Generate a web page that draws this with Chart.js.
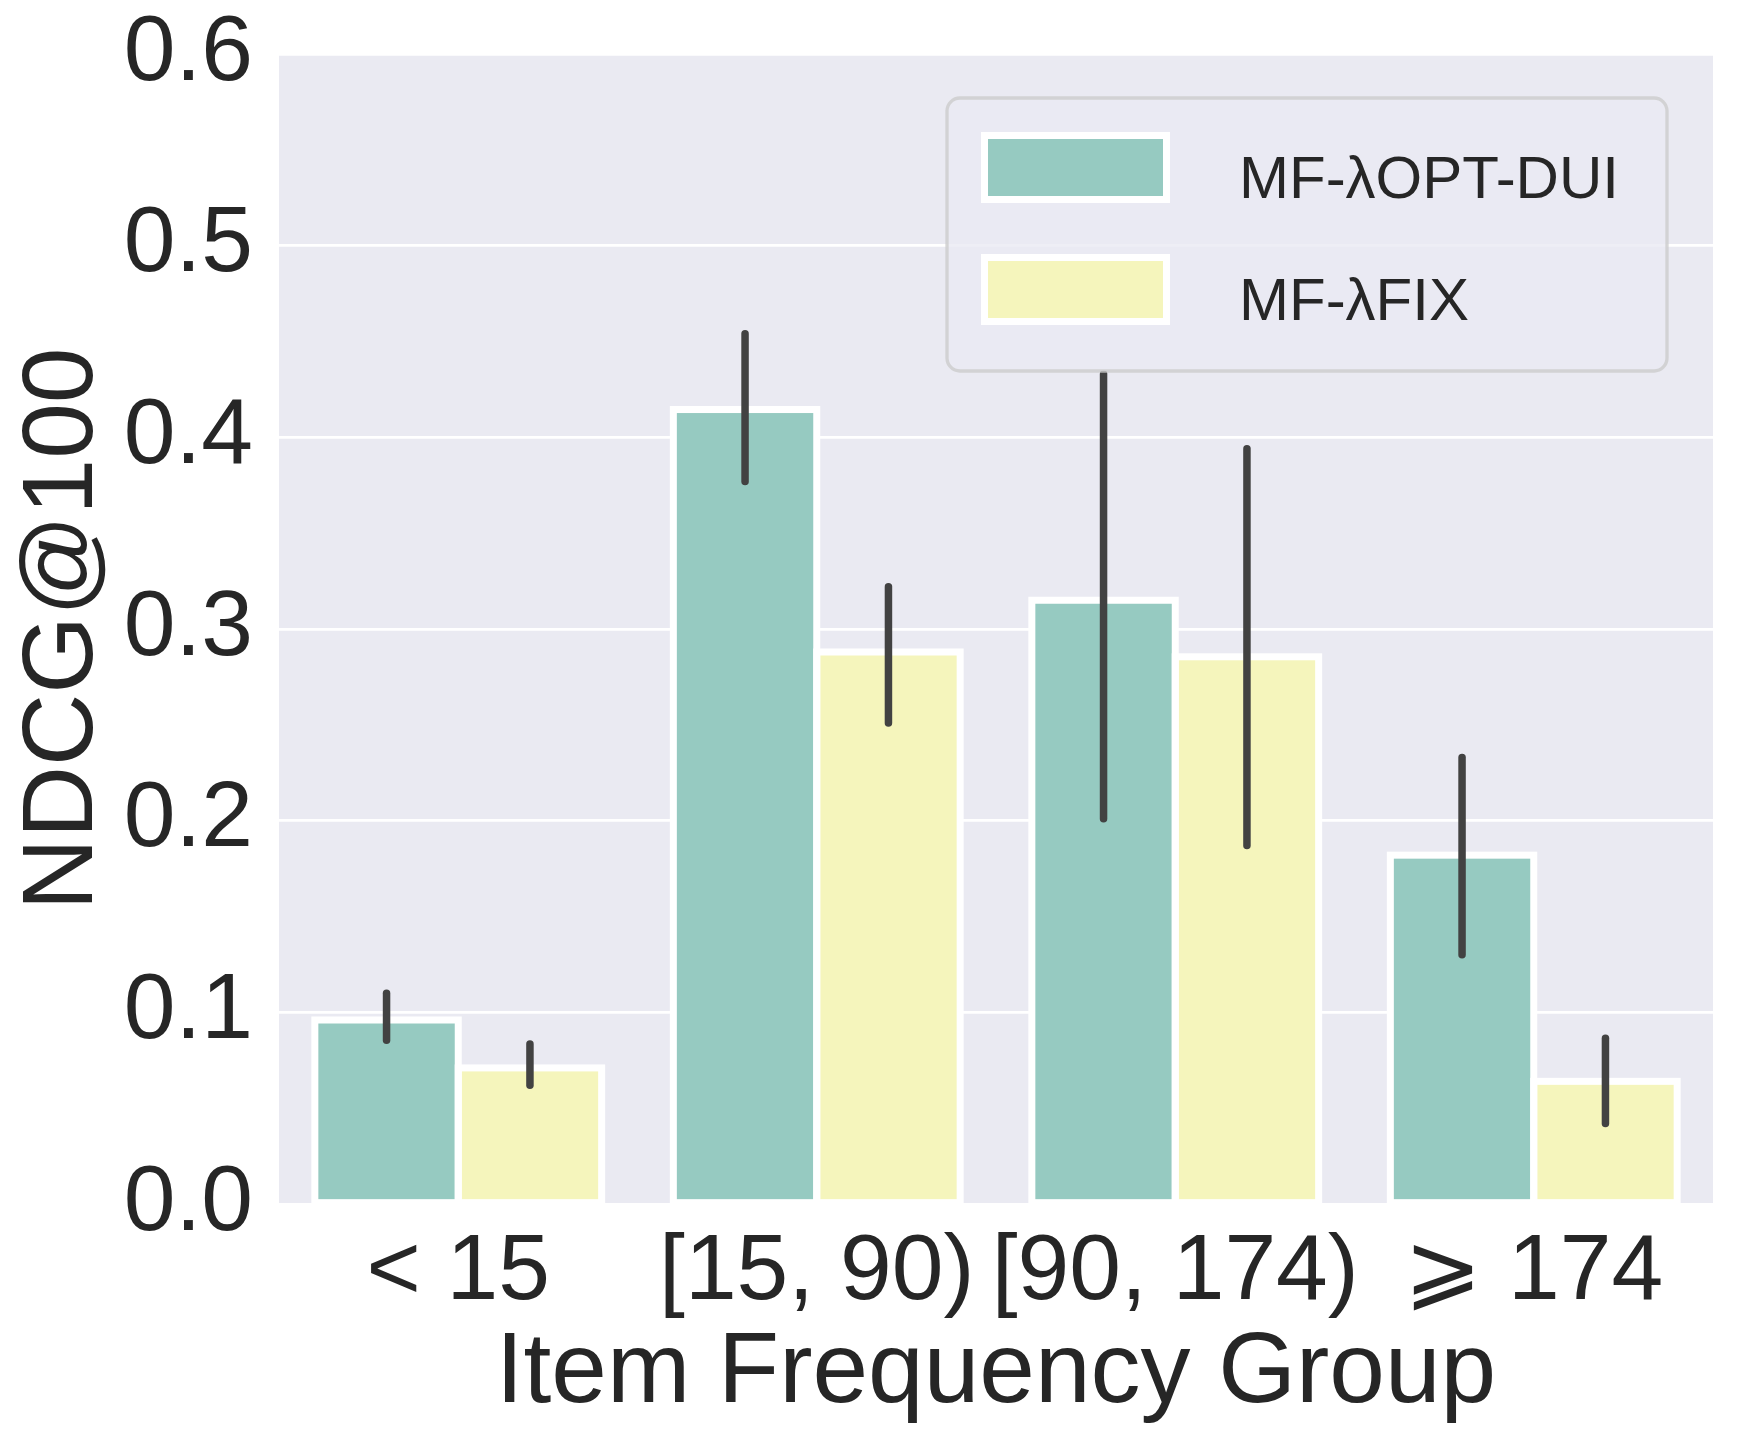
<!DOCTYPE html>
<html>
<head>
<meta charset="utf-8">
<script src="https://cdn.jsdelivr.net/npm/chart.js@4"></script>
<style>
  html, body { margin: 0; background: #ffffff; }
  #wrap { width: 1738px; height: 1442px; }
</style>
</head>
<body>
<div id="wrap"><canvas id="ndcgBars"></canvas></div>
<script>
var groups = ["< 15", "[15, 90)", "[90, 174)", "⩾ 174"];
var seriesNames = ["MF-λOPT-DUI", "MF-λFIX"];
var optDui = [0.096, 0.4145, 0.315, 0.182];
var optDuiLow = [0.0855, 0.377, 0.201, 0.130];
var optDuiHigh = [0.110, 0.454, 0.433, 0.233];
var fixLam = [0.071, 0.288, 0.2855, 0.064];
var fixLamLow = [0.062, 0.251, 0.187, 0.042];
var fixLamHigh = [0.0835, 0.322, 0.394, 0.0865];
var yTicks = [0.0, 0.1, 0.2, 0.3, 0.4, 0.5, 0.6];

var errLow = [optDuiLow, fixLamLow];
var errHigh = [optDuiHigh, fixLamHigh];
var FONT = "'Liberation Sans', Arial, Helvetica, sans-serif";

// seaborn-style grey panel behind the bars
var panelBg = {
  id: 'panelBg',
  beforeDraw: function (chart) {
    var a = chart.chartArea, c = chart.ctx;
    c.save();
    c.fillStyle = '#EAEAF2';
    c.fillRect(a.left, a.top, a.right - a.left, a.bottom - a.top);
    c.restore();
  }
};

// white edge centred on the bar outline (like matplotlib), then the CI lines
var barDecor = {
  id: 'barDecor',
  afterDatasetsDraw: function (chart) {
    var a = chart.chartArea, c = chart.ctx, y = chart.scales.y;
    c.save();
    c.beginPath();
    c.rect(a.left, a.top, a.right - a.left, a.bottom - a.top);
    c.clip();
    c.strokeStyle = '#ffffff';
    c.lineWidth = 7;
    chart.data.datasets.forEach(function (ds, i) {
      chart.getDatasetMeta(i).data.forEach(function (bar) {
        c.strokeRect(bar.x - bar.width / 2, bar.y, bar.width, bar.base - bar.y);
      });
    });
    c.strokeStyle = '#424242';
    c.lineWidth = 7.5;
    c.lineCap = 'round';
    chart.data.datasets.forEach(function (ds, i) {
      chart.getDatasetMeta(i).data.forEach(function (bar, j) {
        c.beginPath();
        c.moveTo(bar.x, y.getPixelForValue(errLow[i][j]));
        c.lineTo(bar.x, y.getPixelForValue(errHigh[i][j]));
        c.stroke();
      });
    });
    c.restore();
  }
};

// legend box in the upper right of the panel
var boxLegend = {
  id: 'boxLegend',
  afterDraw: function (chart) {
    var a = chart.chartArea, c = chart.ctx;
    var w = 720, h = 273;
    var left = a.right - 46 - w, top = a.top + 44;
    c.save();
    c.beginPath();
    c.roundRect(left, top, w, h, 13);
    c.fillStyle = 'rgba(234,234,242,0.8)';
    c.fill();
    c.lineWidth = 3.3;
    c.strokeStyle = 'rgba(204,204,204,0.8)';
    c.stroke();
    c.font = '60px ' + FONT;
    c.textBaseline = 'alphabetic';
    chart.data.datasets.forEach(function (ds, i) {
      var hy = top + 34 + i * 122;
      c.fillStyle = '#ffffff';
      c.fillRect(left + 34, hy, 189, 71);
      c.fillStyle = ds.backgroundColor;
      c.fillRect(left + 41, hy + 7, 175, 57);
      c.fillStyle = '#262626';
      c.fillText(ds.label, left + 292, hy + 66);
    });
    c.restore();
  }
};

new Chart(document.getElementById('ndcgBars'), {
  type: 'bar',
  data: {
    labels: groups,
    datasets: [
      { label: seriesNames[0], data: optDui, backgroundColor: '#96CAC1', borderWidth: 0 },
      { label: seriesNames[1], data: fixLam, backgroundColor: '#F5F5BC', borderWidth: 0 }
    ]
  },
  options: {
    responsive: true,
    maintainAspectRatio: false,
    animation: false,
    devicePixelRatio: 1,
    categoryPercentage: 0.8,
    barPercentage: 1.0,
    layout: { padding: { left: 4, right: 25, top: 54, bottom: 8 } },
    plugins: { legend: { display: false }, tooltip: { enabled: false } },
    scales: {
      x: {
        grid: { display: false },
        border: { display: false },
        ticks: { color: '#262626', font: { family: FONT, size: 93 }, padding: 6, maxRotation: 0, autoSkip: false },
        title: { display: true, text: 'Item Frequency Group', color: '#262626', font: { family: FONT, size: 100 }, padding: { top: 0, bottom: 0 } },
        afterFit: function (s) { s.height = 230; s.paddingLeft = 0; s.paddingRight = 0; }
      },
      y: {
        min: 0,
        max: 0.6,
        afterBuildTicks: function (s) { s.ticks = yTicks.map(function (v) { return { value: v }; }); },
        grid: { color: '#ffffff', lineWidth: 2.7, drawTicks: false },
        border: { display: false },
        ticks: { color: '#262626', font: { family: FONT, size: 93 }, padding: 26, callback: function (v) { return v.toFixed(1); } },
        title: { display: true, text: 'NDCG@100', color: '#262626', font: { family: FONT, size: 100 }, padding: { top: 0, bottom: 0 } },
        afterFit: function (s) { s.width = 275; s.paddingTop = 0; s.paddingBottom = 0; }
      }
    }
  },
  plugins: [panelBg, barDecor, boxLegend]
});
</script>
</body>
</html>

*TASK*. Set the data above down again exactly as given, with no pictures.

*TASK SOLUTION*.
Generate a web page that draws this with Chart.js.
<!DOCTYPE html>
<html>
<head>
<meta charset="utf-8">
<script src="https://cdn.jsdelivr.net/npm/chart.js@4"></script>
<style>
  html, body { margin: 0; background: #ffffff; }
  #wrap { width: 1738px; height: 1442px; }
</style>
</head>
<body>
<div id="wrap"><canvas id="ndcgBars"></canvas></div>
<script>
var groups = ["< 15", "[15, 90)", "[90, 174)", "⩾ 174"];
var seriesNames = ["MF-λOPT-DUI", "MF-λFIX"];
var optDui = [0.096, 0.4145, 0.315, 0.182];
var optDuiLow = [0.0855, 0.377, 0.201, 0.130];
var optDuiHigh = [0.110, 0.454, 0.433, 0.233];
var fixLam = [0.071, 0.288, 0.2855, 0.064];
var fixLamLow = [0.062, 0.251, 0.187, 0.042];
var fixLamHigh = [0.0835, 0.322, 0.394, 0.0865];
var yTicks = [0.0, 0.1, 0.2, 0.3, 0.4, 0.5, 0.6];

var errLow = [optDuiLow, fixLamLow];
var errHigh = [optDuiHigh, fixLamHigh];
var FONT = "'Liberation Sans', Arial, Helvetica, sans-serif";

// seaborn-style grey panel behind the bars
var panelBg = {
  id: 'panelBg',
  beforeDraw: function (chart) {
    var a = chart.chartArea, c = chart.ctx;
    c.save();
    c.fillStyle = '#EAEAF2';
    c.fillRect(a.left, a.top, a.right - a.left, a.bottom - a.top);
    c.restore();
  }
};

// white edge centred on the bar outline (like matplotlib), then the CI lines
var barDecor = {
  id: 'barDecor',
  afterDatasetsDraw: function (chart) {
    var a = chart.chartArea, c = chart.ctx, y = chart.scales.y;
    c.save();
    c.beginPath();
    c.rect(a.left, a.top, a.right - a.left, a.bottom - a.top);
    c.clip();
    c.strokeStyle = '#ffffff';
    c.lineWidth = 7;
    chart.data.datasets.forEach(function (ds, i) {
      chart.getDatasetMeta(i).data.forEach(function (bar) {
        c.strokeRect(bar.x - bar.width / 2, bar.y, bar.width, bar.base - bar.y);
      });
    });
    c.strokeStyle = '#424242';
    c.lineWidth = 7.5;
    c.lineCap = 'round';
    chart.data.datasets.forEach(function (ds, i) {
      chart.getDatasetMeta(i).data.forEach(function (bar, j) {
        c.beginPath();
        c.moveTo(bar.x, y.getPixelForValue(errLow[i][j]));
        c.lineTo(bar.x, y.getPixelForValue(errHigh[i][j]));
        c.stroke();
      });
    });
    c.restore();
  }
};

// legend box in the upper right of the panel
var boxLegend = {
  id: 'boxLegend',
  afterDraw: function (chart) {
    var a = chart.chartArea, c = chart.ctx;
    var w = 720, h = 273;
    var left = a.right - 46 - w, top = a.top + 44;
    c.save();
    c.beginPath();
    c.roundRect(left, top, w, h, 13);
    c.fillStyle = 'rgba(234,234,242,0.8)';
    c.fill();
    c.lineWidth = 3.3;
    c.strokeStyle = 'rgba(204,204,204,0.8)';
    c.stroke();
    c.font = '60px ' + FONT;
    c.textBaseline = 'alphabetic';
    chart.data.datasets.forEach(function (ds, i) {
      var hy = top + 34 + i * 122;
      c.fillStyle = '#ffffff';
      c.fillRect(left + 34, hy, 189, 71);
      c.fillStyle = ds.backgroundColor;
      c.fillRect(left + 41, hy + 7, 175, 57);
      c.fillStyle = '#262626';
      c.fillText(ds.label, left + 292, hy + 66);
    });
    c.restore();
  }
};

new Chart(document.getElementById('ndcgBars'), {
  type: 'bar',
  data: {
    labels: groups,
    datasets: [
      { label: seriesNames[0], data: optDui, backgroundColor: '#96CAC1', borderWidth: 0 },
      { label: seriesNames[1], data: fixLam, backgroundColor: '#F5F5BC', borderWidth: 0 }
    ]
  },
  options: {
    responsive: true,
    maintainAspectRatio: false,
    animation: false,
    devicePixelRatio: 1,
    categoryPercentage: 0.8,
    barPercentage: 1.0,
    layout: { padding: { left: 4, right: 25, top: 54, bottom: 8 } },
    plugins: { legend: { display: false }, tooltip: { enabled: false } },
    scales: {
      x: {
        grid: { display: false },
        border: { display: false },
        ticks: { color: '#262626', font: { family: FONT, size: 93 }, padding: 6, maxRotation: 0, autoSkip: false },
        title: { display: true, text: 'Item Frequency Group', color: '#262626', font: { family: FONT, size: 100 }, padding: { top: 0, bottom: 0 } },
        afterFit: function (s) { s.height = 230; s.paddingLeft = 0; s.paddingRight = 0; }
      },
      y: {
        min: 0,
        max: 0.6,
        afterBuildTicks: function (s) { s.ticks = yTicks.map(function (v) { return { value: v }; }); },
        grid: { color: '#ffffff', lineWidth: 2.7, drawTicks: false },
        border: { display: false },
        ticks: { color: '#262626', font: { family: FONT, size: 93 }, padding: 26, callback: function (v) { return v.toFixed(1); } },
        title: { display: true, text: 'NDCG@100', color: '#262626', font: { family: FONT, size: 100 }, padding: { top: 0, bottom: 0 } },
        afterFit: function (s) { s.width = 275; s.paddingTop = 0; s.paddingBottom = 0; }
      }
    }
  },
  plugins: [panelBg, barDecor, boxLegend]
});
</script>
</body>
</html>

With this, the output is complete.